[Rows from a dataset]

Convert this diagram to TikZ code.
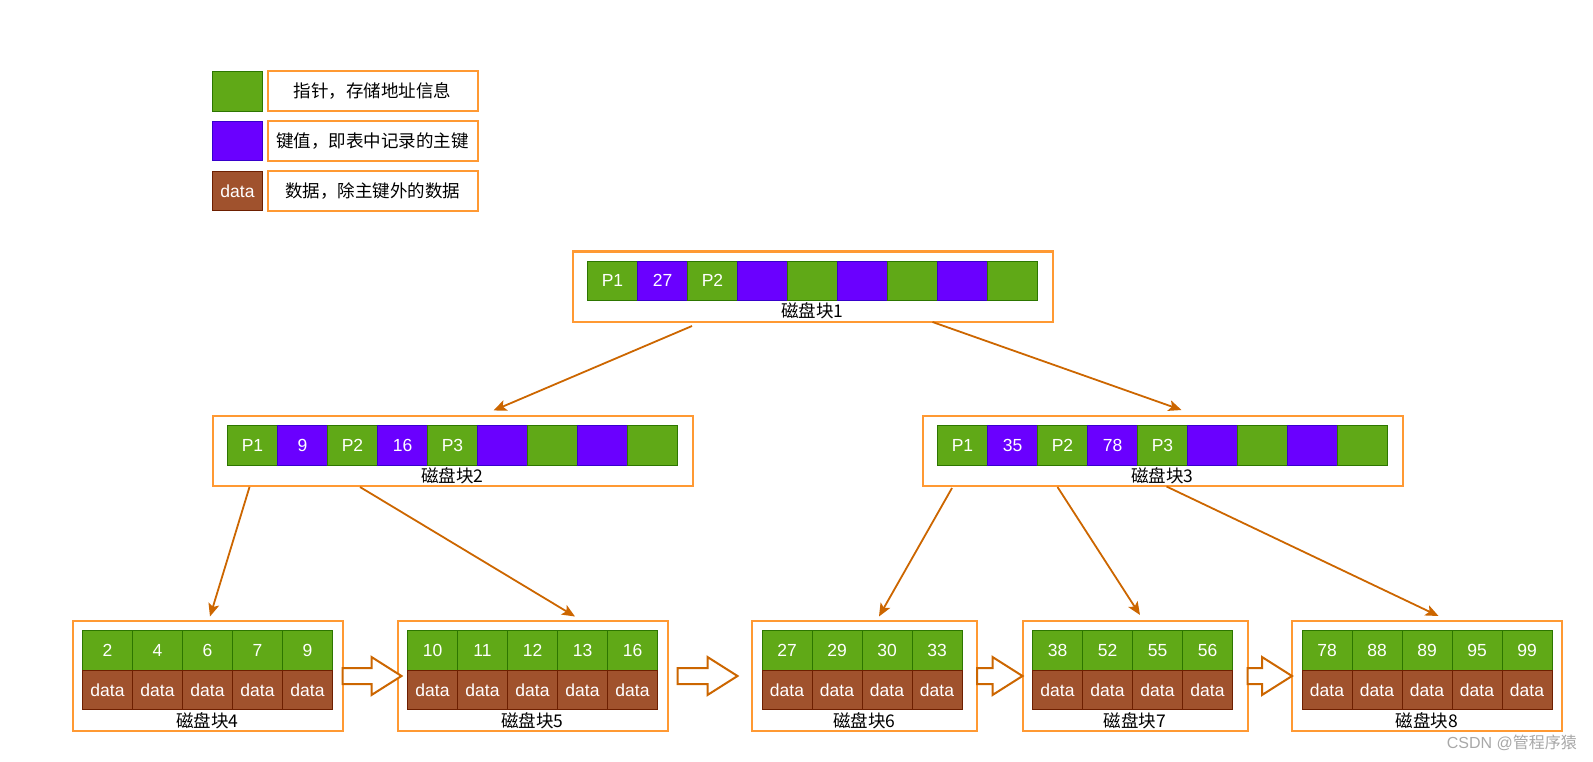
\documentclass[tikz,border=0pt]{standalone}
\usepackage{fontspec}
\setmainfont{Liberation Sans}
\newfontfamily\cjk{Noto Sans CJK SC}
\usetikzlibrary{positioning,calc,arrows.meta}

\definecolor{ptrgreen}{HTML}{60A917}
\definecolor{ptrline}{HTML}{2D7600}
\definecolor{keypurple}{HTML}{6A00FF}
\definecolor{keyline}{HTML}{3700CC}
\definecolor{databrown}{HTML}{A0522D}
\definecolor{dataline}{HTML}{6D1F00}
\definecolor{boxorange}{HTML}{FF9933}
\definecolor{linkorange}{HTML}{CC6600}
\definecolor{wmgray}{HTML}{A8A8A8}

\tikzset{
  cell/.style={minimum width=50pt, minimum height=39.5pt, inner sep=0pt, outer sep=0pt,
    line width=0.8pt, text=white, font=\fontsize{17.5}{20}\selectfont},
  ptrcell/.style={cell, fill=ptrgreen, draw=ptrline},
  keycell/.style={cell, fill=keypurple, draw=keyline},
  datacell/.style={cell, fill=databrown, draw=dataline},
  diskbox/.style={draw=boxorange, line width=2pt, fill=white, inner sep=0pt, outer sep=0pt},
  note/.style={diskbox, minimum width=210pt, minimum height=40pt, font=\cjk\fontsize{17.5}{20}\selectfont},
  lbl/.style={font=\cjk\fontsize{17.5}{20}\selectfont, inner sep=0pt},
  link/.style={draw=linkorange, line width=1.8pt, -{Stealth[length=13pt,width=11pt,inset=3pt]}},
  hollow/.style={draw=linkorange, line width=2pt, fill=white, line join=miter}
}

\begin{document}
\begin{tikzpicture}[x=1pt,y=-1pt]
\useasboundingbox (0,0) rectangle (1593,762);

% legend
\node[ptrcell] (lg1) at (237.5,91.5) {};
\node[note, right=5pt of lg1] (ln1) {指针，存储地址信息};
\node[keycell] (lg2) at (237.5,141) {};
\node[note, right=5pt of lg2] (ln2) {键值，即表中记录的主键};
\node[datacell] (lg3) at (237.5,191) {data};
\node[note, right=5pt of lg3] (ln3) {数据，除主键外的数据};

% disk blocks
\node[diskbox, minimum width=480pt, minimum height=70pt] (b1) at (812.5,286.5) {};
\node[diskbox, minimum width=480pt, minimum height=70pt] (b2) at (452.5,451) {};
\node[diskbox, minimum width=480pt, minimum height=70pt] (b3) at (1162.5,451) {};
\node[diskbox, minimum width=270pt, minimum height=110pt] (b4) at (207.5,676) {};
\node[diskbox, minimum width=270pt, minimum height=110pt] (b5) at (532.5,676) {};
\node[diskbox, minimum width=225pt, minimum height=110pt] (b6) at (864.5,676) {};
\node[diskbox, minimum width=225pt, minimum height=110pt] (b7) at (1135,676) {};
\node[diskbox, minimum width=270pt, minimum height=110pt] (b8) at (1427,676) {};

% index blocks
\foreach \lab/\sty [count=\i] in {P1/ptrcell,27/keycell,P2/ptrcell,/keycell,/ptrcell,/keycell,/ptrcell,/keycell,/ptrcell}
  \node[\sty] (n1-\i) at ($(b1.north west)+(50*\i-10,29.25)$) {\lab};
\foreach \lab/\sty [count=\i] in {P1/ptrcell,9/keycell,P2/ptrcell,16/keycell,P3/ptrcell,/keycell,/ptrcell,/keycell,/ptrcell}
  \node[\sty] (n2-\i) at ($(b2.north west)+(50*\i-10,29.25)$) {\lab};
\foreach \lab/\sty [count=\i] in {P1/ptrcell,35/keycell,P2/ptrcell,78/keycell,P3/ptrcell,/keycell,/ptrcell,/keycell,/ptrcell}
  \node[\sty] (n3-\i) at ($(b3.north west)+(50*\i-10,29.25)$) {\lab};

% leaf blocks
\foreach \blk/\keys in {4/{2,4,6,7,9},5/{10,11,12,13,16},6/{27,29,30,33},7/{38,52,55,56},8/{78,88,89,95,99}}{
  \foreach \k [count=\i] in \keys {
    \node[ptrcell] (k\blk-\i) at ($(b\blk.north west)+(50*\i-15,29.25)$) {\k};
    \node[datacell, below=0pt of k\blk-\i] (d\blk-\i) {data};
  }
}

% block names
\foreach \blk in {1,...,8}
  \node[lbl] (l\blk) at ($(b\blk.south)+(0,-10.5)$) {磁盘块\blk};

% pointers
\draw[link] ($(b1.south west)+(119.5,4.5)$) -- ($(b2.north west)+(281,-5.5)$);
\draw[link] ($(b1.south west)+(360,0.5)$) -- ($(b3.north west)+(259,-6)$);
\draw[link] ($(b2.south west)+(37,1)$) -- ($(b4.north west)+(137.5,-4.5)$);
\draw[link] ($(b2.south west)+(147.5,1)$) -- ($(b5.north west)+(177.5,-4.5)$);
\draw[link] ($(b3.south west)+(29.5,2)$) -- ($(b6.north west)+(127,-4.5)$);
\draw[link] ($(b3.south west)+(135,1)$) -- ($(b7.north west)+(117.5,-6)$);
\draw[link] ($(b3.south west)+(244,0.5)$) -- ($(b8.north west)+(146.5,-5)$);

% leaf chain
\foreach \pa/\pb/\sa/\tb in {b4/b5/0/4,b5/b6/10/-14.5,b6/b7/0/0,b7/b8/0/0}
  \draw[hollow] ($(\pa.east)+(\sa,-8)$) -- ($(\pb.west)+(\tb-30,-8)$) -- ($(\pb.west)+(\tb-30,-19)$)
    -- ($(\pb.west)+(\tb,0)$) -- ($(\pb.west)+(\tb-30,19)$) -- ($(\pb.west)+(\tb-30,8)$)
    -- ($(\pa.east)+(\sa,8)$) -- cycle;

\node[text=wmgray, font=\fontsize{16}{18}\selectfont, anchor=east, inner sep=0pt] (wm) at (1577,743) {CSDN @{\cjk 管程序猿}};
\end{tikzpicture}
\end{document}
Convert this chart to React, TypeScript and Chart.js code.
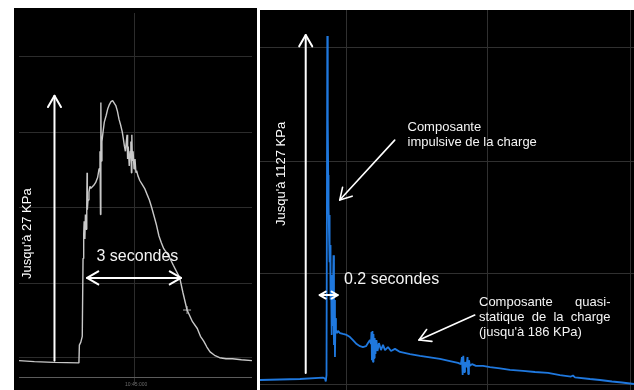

Objective: Pictures are to be left out; the records above must be repeated word for word.

Output below:
Convert this diagram to TikZ code.
\documentclass[tikz,border=0pt]{standalone}
\usepackage{fontspec}
\setmainfont{Liberation Sans}
\newfontfamily\cjk{Noto Sans CJK SC}
\usetikzlibrary{positioning,calc,arrows.meta}

\definecolor{ptrgreen}{HTML}{60A917}
\definecolor{ptrline}{HTML}{2D7600}
\definecolor{keypurple}{HTML}{6A00FF}
\definecolor{keyline}{HTML}{3700CC}
\definecolor{databrown}{HTML}{A0522D}
\definecolor{dataline}{HTML}{6D1F00}
\definecolor{boxorange}{HTML}{FF9933}
\definecolor{linkorange}{HTML}{CC6600}
\definecolor{wmgray}{HTML}{A8A8A8}

\tikzset{
  cell/.style={minimum width=50pt, minimum height=39.5pt, inner sep=0pt, outer sep=0pt,
    line width=0.8pt, text=white, font=\fontsize{17.5}{20}\selectfont},
  ptrcell/.style={cell, fill=ptrgreen, draw=ptrline},
  keycell/.style={cell, fill=keypurple, draw=keyline},
  datacell/.style={cell, fill=databrown, draw=dataline},
  diskbox/.style={draw=boxorange, line width=2pt, fill=white, inner sep=0pt, outer sep=0pt},
  note/.style={diskbox, minimum width=210pt, minimum height=40pt, font=\cjk\fontsize{17.5}{20}\selectfont},
  lbl/.style={font=\cjk\fontsize{17.5}{20}\selectfont, inner sep=0pt},
  link/.style={draw=linkorange, line width=1.8pt, -{Stealth[length=13pt,width=11pt,inset=3pt]}},
  hollow/.style={draw=linkorange, line width=2pt, fill=white, line join=miter}
}

\begin{document}
\begin{tikzpicture}[x=1pt,y=-1pt]
\useasboundingbox (0,0) rectangle (1593,762);

% legend
\node[ptrcell] (lg1) at (237.5,91.5) {};
\node[note, right=5pt of lg1] (ln1) {指针，存储地址信息};
\node[keycell] (lg2) at (237.5,141) {};
\node[note, right=5pt of lg2] (ln2) {键值，即表中记录的主键};
\node[datacell] (lg3) at (237.5,191) {data};
\node[note, right=5pt of lg3] (ln3) {数据，除主键外的数据};

% disk blocks
\node[diskbox, minimum width=480pt, minimum height=70pt] (b1) at (812.5,286.5) {};
\node[diskbox, minimum width=480pt, minimum height=70pt] (b2) at (452.5,451) {};
\node[diskbox, minimum width=480pt, minimum height=70pt] (b3) at (1162.5,451) {};
\node[diskbox, minimum width=270pt, minimum height=110pt] (b4) at (207.5,676) {};
\node[diskbox, minimum width=270pt, minimum height=110pt] (b5) at (532.5,676) {};
\node[diskbox, minimum width=225pt, minimum height=110pt] (b6) at (864.5,676) {};
\node[diskbox, minimum width=225pt, minimum height=110pt] (b7) at (1135,676) {};
\node[diskbox, minimum width=270pt, minimum height=110pt] (b8) at (1427,676) {};

% index blocks
\foreach \lab/\sty [count=\i] in {P1/ptrcell,27/keycell,P2/ptrcell,/keycell,/ptrcell,/keycell,/ptrcell,/keycell,/ptrcell}
  \node[\sty] (n1-\i) at ($(b1.north west)+(50*\i-10,29.25)$) {\lab};
\foreach \lab/\sty [count=\i] in {P1/ptrcell,9/keycell,P2/ptrcell,16/keycell,P3/ptrcell,/keycell,/ptrcell,/keycell,/ptrcell}
  \node[\sty] (n2-\i) at ($(b2.north west)+(50*\i-10,29.25)$) {\lab};
\foreach \lab/\sty [count=\i] in {P1/ptrcell,35/keycell,P2/ptrcell,78/keycell,P3/ptrcell,/keycell,/ptrcell,/keycell,/ptrcell}
  \node[\sty] (n3-\i) at ($(b3.north west)+(50*\i-10,29.25)$) {\lab};

% leaf blocks
\foreach \blk/\keys in {4/{2,4,6,7,9},5/{10,11,12,13,16},6/{27,29,30,33},7/{38,52,55,56},8/{78,88,89,95,99}}{
  \foreach \k [count=\i] in \keys {
    \node[ptrcell] (k\blk-\i) at ($(b\blk.north west)+(50*\i-15,29.25)$) {\k};
    \node[datacell, below=0pt of k\blk-\i] (d\blk-\i) {data};
  }
}

% block names
\foreach \blk in {1,...,8}
  \node[lbl] (l\blk) at ($(b\blk.south)+(0,-10.5)$) {磁盘块\blk};

% pointers
\draw[link] ($(b1.south west)+(119.5,4.5)$) -- ($(b2.north west)+(281,-5.5)$);
\draw[link] ($(b1.south west)+(360,0.5)$) -- ($(b3.north west)+(259,-6)$);
\draw[link] ($(b2.south west)+(37,1)$) -- ($(b4.north west)+(137.5,-4.5)$);
\draw[link] ($(b2.south west)+(147.5,1)$) -- ($(b5.north west)+(177.5,-4.5)$);
\draw[link] ($(b3.south west)+(29.5,2)$) -- ($(b6.north west)+(127,-4.5)$);
\draw[link] ($(b3.south west)+(135,1)$) -- ($(b7.north west)+(117.5,-6)$);
\draw[link] ($(b3.south west)+(244,0.5)$) -- ($(b8.north west)+(146.5,-5)$);

% leaf chain
\foreach \pa/\pb/\sa/\tb in {b4/b5/0/4,b5/b6/10/-14.5,b6/b7/0/0,b7/b8/0/0}
  \draw[hollow] ($(\pa.east)+(\sa,-8)$) -- ($(\pb.west)+(\tb-30,-8)$) -- ($(\pb.west)+(\tb-30,-19)$)
    -- ($(\pb.west)+(\tb,0)$) -- ($(\pb.west)+(\tb-30,19)$) -- ($(\pb.west)+(\tb-30,8)$)
    -- ($(\pa.east)+(\sa,8)$) -- cycle;

\node[text=wmgray, font=\fontsize{16}{18}\selectfont, anchor=east, inner sep=0pt] (wm) at (1577,743) {CSDN @{\cjk 管程序猿}};
\end{tikzpicture}
\end{document}
Convert this chart to React, TypeScript and Chart.js code.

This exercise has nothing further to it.